+ Cardinal George Pell, Archbishop of Sydney
7 Apr 2002
In many ways these relics of a French Carmelite nun represent some of the strangest aspects of Catholic life. Why give reverence to a box of bones, even if it is a beautiful container? What is the relevance to Australians today of a young middle class woman, who locked herself away from the world in a convent at the age of 15 and died in 1897 at the age of 24?
What is beyond dispute is her continuing popularity. These relics have been taken around the world since 1997. Fifteen million came to pray before them in Mexico alone and more than 2/3rds of the entire population of Ireland.
Many of us too have mementoes of our loved ones. We care for their graves. Venerating relics is an ancient pagan practice taken over by the Church, which provides a tangible link with the deceased and points beyond the materialism of everyday life to the sacred and the spiritual, to life beyond death. Sacred sites can perform a similar function.
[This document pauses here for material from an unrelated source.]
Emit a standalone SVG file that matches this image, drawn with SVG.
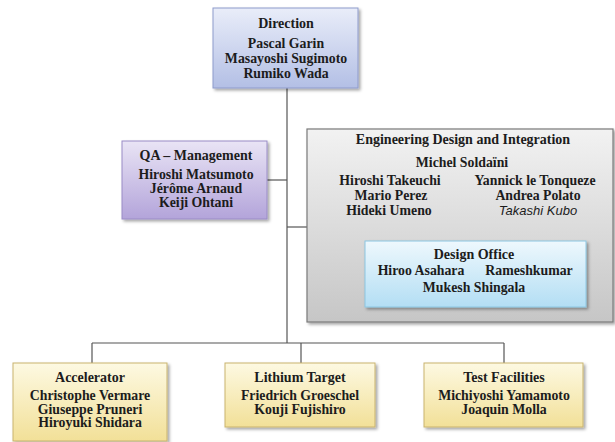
<svg xmlns="http://www.w3.org/2000/svg" width="615" height="442" viewBox="0 0 615 442">
<defs>
<linearGradient id="gBlue" x1="0" y1="0" x2="0" y2="1"><stop offset="0" stop-color="#e9edf9"/><stop offset="1" stop-color="#b3bfe5"/></linearGradient>
<linearGradient id="gPurple" x1="0" y1="0" x2="0" y2="1"><stop offset="0" stop-color="#e9e4f5"/><stop offset="1" stop-color="#b3a4da"/></linearGradient>
<linearGradient id="gGray" x1="0" y1="0" x2="0" y2="1"><stop offset="0" stop-color="#f2f2f2"/><stop offset="1" stop-color="#c6c6c6"/></linearGradient>
<linearGradient id="gCyan" x1="0" y1="0" x2="0" y2="1"><stop offset="0" stop-color="#eef8fd"/><stop offset="1" stop-color="#b3def4"/></linearGradient>
<linearGradient id="gYellow" x1="0" y1="0" x2="0" y2="1"><stop offset="0" stop-color="#fdf9e2"/><stop offset="1" stop-color="#f2e098"/></linearGradient>
<filter id="sh" x="-10%" y="-10%" width="125%" height="130%"><feDropShadow dx="2" dy="2" stdDeviation="1.8" flood-color="#000" flood-opacity="0.35"/></filter>
</defs>
<style>
text{font-family:"Liberation Serif","Times New Roman",serif;font-weight:bold;font-size:13.8px;fill:#1c1c1c;text-anchor:middle}
.t{font-size:14px}
.i{font-family:"Liberation Sans",Arial,sans-serif;font-style:italic;font-weight:normal;font-size:13px}
.conn line{stroke:#555;stroke-width:1.2}
.box{filter:url(#sh)}
</style>
<g class="conn" id="connectors">
<line x1="287" y1="88" x2="287" y2="343"/>
<line x1="267" y1="180" x2="287" y2="180"/>
<line x1="287" y1="227" x2="307" y2="227"/>
<line x1="92" y1="343" x2="504" y2="343"/>
<line x1="92" y1="343" x2="92" y2="363"/>
<line x1="301" y1="343" x2="301" y2="363"/>
<line x1="504" y1="343" x2="504" y2="363"/>
</g>
<g id="direction">
<rect class="box" x="213" y="8" width="145" height="80" fill="url(#gBlue)" stroke="#8e9bcb" stroke-width="1"/>
<text x="286" y="28" class="t">Direction</text>
<text x="286" y="48">Pascal Garin</text>
<text x="286" y="63">Masayoshi Sugimoto</text>
<text x="286" y="78">Rumiko Wada</text>
</g>
<g id="qa">
<rect class="box" x="122" y="141" width="145" height="78" fill="url(#gPurple)" stroke="#9a8cc6" stroke-width="1"/>
<text x="196" y="160" class="t">QA – Management</text>
<text x="196" y="178.5">Hiroshi Matsumoto</text>
<text x="196" y="192.5">Jérôme Arnaud</text>
<text x="196" y="206.5">Keiji Ohtani</text>
</g>
<g id="engineering">
<rect class="box" x="307" y="129" width="306" height="193" fill="url(#gGray)" stroke="#7a7a7a" stroke-width="1.2"/>
<text x="463" y="144" class="t">Engineering Design and Integration</text>
<text x="462" y="167">Michel Soldaïni</text>
<text x="390" y="185">Hiroshi Takeuchi</text>
<text x="535" y="185">Yannick le Tonqueze</text>
<text x="391" y="200">Mario Perez</text>
<text x="538" y="200">Andrea Polato</text>
<text x="389" y="214.5">Hideki Umeno</text>
<text x="538" y="214.5" class="i">Takashi Kubo</text>
</g>
<g id="design-office">
<rect class="box" x="365" y="241" width="221" height="66" fill="url(#gCyan)" stroke="#8cc6e2" stroke-width="1"/>
<text x="474" y="259" class="t">Design Office</text>
<text x="421" y="275">Hiroo Asahara</text>
<text x="529" y="275">Rameshkumar</text>
<text x="474" y="292">Mukesh Shingala</text>
</g>
<g id="accelerator">
<rect class="box" x="13" y="363" width="154" height="78" fill="url(#gYellow)" stroke="#c9b36e" stroke-width="1"/>
<text x="90" y="382" class="t">Accelerator</text>
<text x="90" y="400">Christophe Vermare</text>
<text x="90" y="413.5">Giuseppe Pruneri</text>
<text x="90" y="427">Hiroyuki Shidara</text>
</g>
<g id="lithium">
<rect class="box" x="225" y="363" width="150" height="64" fill="url(#gYellow)" stroke="#c9b36e" stroke-width="1"/>
<text x="300" y="382" class="t">Lithium Target</text>
<text x="300" y="400">Friedrich Groeschel</text>
<text x="300" y="413.5">Kouji Fujishiro</text>
</g>
<g id="test-facilities">
<rect class="box" x="424" y="363" width="159" height="64" fill="url(#gYellow)" stroke="#c9b36e" stroke-width="1"/>
<text x="504" y="382" class="t">Test Facilities</text>
<text x="504" y="400">Michiyoshi Yamamoto</text>
<text x="504" y="413.5">Joaquin Molla</text>
</g>
</svg>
Those who come to the Cathedral only to gawk will be disappointed, because there is no magic. But they will be impressed by the numbers praying. Relics are only useful if they deepen our faith and stimulate our prayer.
Two years after her death Therese's autobiography "The Story of a Soul" was published. Now translated into many languages it has never been out of print.
This small classic records her searching for love as a teenager and then a young woman. Unusually this love is centred on Christ as the Son of God, although her struggle for perfection is based on overcoming the small everyday imperfections and anxieties which surround each one of us. Few writings have equalled her vivid appreciation of God.
Unusually Therese is grieved not so much by the suffering around her as by that suffering caused by human sin i.e. the conscious human opting for evil. She recognised too that people can turn explicitly against the light. Some are unable to believe in the good God, but some choose not to believe. It brings too many constraints!
Like Mother Teresa of Calcutta she made her own the words of Christ dying on the cross, "I thirst". She saw her task as pouring the dew from Christ's suffering onto human souls; not from on high, but as a fellow human being who shares with compassion the suffering of sinners and unbelievers.
The Little Flower's memory has suffered through romanticising, although this sentimentality also appeals to many. A remember playing tennis with a friend, who claimed that as a child he had been taught to pray silently "Little Flower, in this hour show your power", when he risked serving a double fault!
But this is only a part of the story. Dying from tuberculosis Therese lost all the consolation of religion; she could no longer feel God's presence or love, only a black hole, dark night. Without her faith, which she retained through this trial, she claimed she would have suicided "without hesitating a moment".
Therese was one of us, a modern woman who knew the void of unbelief and triumphed through expressing her love in small successes and failures.